• **Instructions to follow**: Skip the pictures. Reproduce all other material exactly.

• **Information supplied**:
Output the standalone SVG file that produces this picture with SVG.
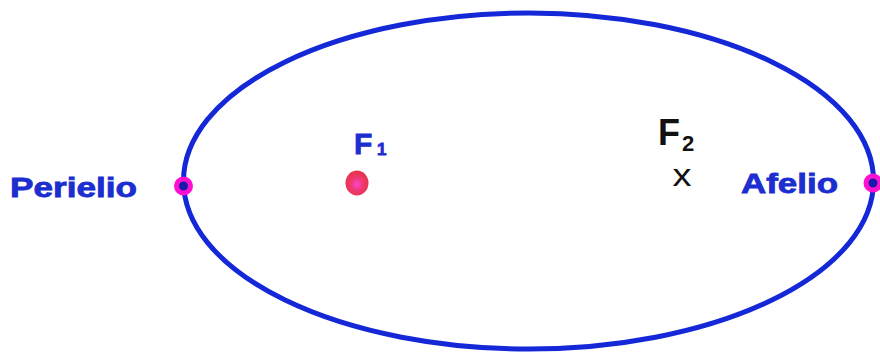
<svg xmlns="http://www.w3.org/2000/svg" width="880" height="356" viewBox="0 0 880 356">
<defs>
<radialGradient id="fdot" cx="0.5" cy="0.55" r="0.5">
<stop offset="0" stop-color="#ff44dd"/>
<stop offset="0.45" stop-color="#f03a78"/>
<stop offset="1" stop-color="#e8324e"/>
</radialGradient>
<style>
.orbit{fill:none;stroke:#1428d8;stroke-width:5}
.apsis{fill:#1a1aa8;stroke:#ff10d0;stroke-width:5}
.lbl{font-family:"Liberation Sans",Arial,sans-serif;font-weight:bold;fill:#1c2ed0;stroke:#1c2ed0;stroke-width:0.8}
.blk{font-family:"Liberation Sans",Arial,sans-serif;fill:#111}
</style>
</defs>
<rect width="880" height="356" fill="#fff"/>
<g id="orbit"><ellipse class="orbit" cx="528.5" cy="181" rx="345" ry="168"/></g>
<g id="perihelion">
<circle class="apsis" cx="183.5" cy="186" r="7"/>
<text class="lbl" x="10" y="197" font-size="28" textLength="127" lengthAdjust="spacingAndGlyphs">Perielio</text>
</g>
<g id="aphelion">
<circle class="apsis" cx="873" cy="183" r="7"/>
<text class="lbl" x="741" y="193" font-size="28" textLength="97" lengthAdjust="spacingAndGlyphs">Afelio</text>
</g>
<g id="focus1">
<ellipse cx="357" cy="183" rx="11.5" ry="12.5" fill="url(#fdot)"/>
<text class="lbl" x="354" y="154" font-size="30">F</text>
<text class="lbl" x="377" y="155" font-size="17">1</text>
</g>
<g id="focus2">
<text class="blk" x="658" y="145" font-size="36" font-weight="bold">F</text>
<text class="blk" x="682" y="151" font-size="22" font-weight="bold">2</text>
<text class="blk" x="682" y="186" font-size="32" text-anchor="middle" textLength="19" lengthAdjust="spacingAndGlyphs">x</text>
</g>
</svg>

• **Exercise solution**:
Output the standalone SVG file that produces this picture with SVG.
<svg xmlns="http://www.w3.org/2000/svg" width="880" height="356" viewBox="0 0 880 356">
<defs>
<radialGradient id="fdot" cx="0.5" cy="0.55" r="0.5">
<stop offset="0" stop-color="#ff44dd"/>
<stop offset="0.45" stop-color="#f03a78"/>
<stop offset="1" stop-color="#e8324e"/>
</radialGradient>
<style>
.orbit{fill:none;stroke:#1428d8;stroke-width:5}
.apsis{fill:#1a1aa8;stroke:#ff10d0;stroke-width:5}
.lbl{font-family:"Liberation Sans",Arial,sans-serif;font-weight:bold;fill:#1c2ed0;stroke:#1c2ed0;stroke-width:0.8}
.blk{font-family:"Liberation Sans",Arial,sans-serif;fill:#111}
</style>
</defs>
<rect width="880" height="356" fill="#fff"/>
<g id="orbit"><ellipse class="orbit" cx="528.5" cy="181" rx="345" ry="168"/></g>
<g id="perihelion">
<circle class="apsis" cx="183.5" cy="186" r="7"/>
<text class="lbl" x="10" y="197" font-size="28" textLength="127" lengthAdjust="spacingAndGlyphs">Perielio</text>
</g>
<g id="aphelion">
<circle class="apsis" cx="873" cy="183" r="7"/>
<text class="lbl" x="741" y="193" font-size="28" textLength="97" lengthAdjust="spacingAndGlyphs">Afelio</text>
</g>
<g id="focus1">
<ellipse cx="357" cy="183" rx="11.5" ry="12.5" fill="url(#fdot)"/>
<text class="lbl" x="354" y="154" font-size="30">F</text>
<text class="lbl" x="377" y="155" font-size="17">1</text>
</g>
<g id="focus2">
<text class="blk" x="658" y="145" font-size="36" font-weight="bold">F</text>
<text class="blk" x="682" y="151" font-size="22" font-weight="bold">2</text>
<text class="blk" x="682" y="186" font-size="32" text-anchor="middle" textLength="19" lengthAdjust="spacingAndGlyphs">x</text>
</g>
</svg>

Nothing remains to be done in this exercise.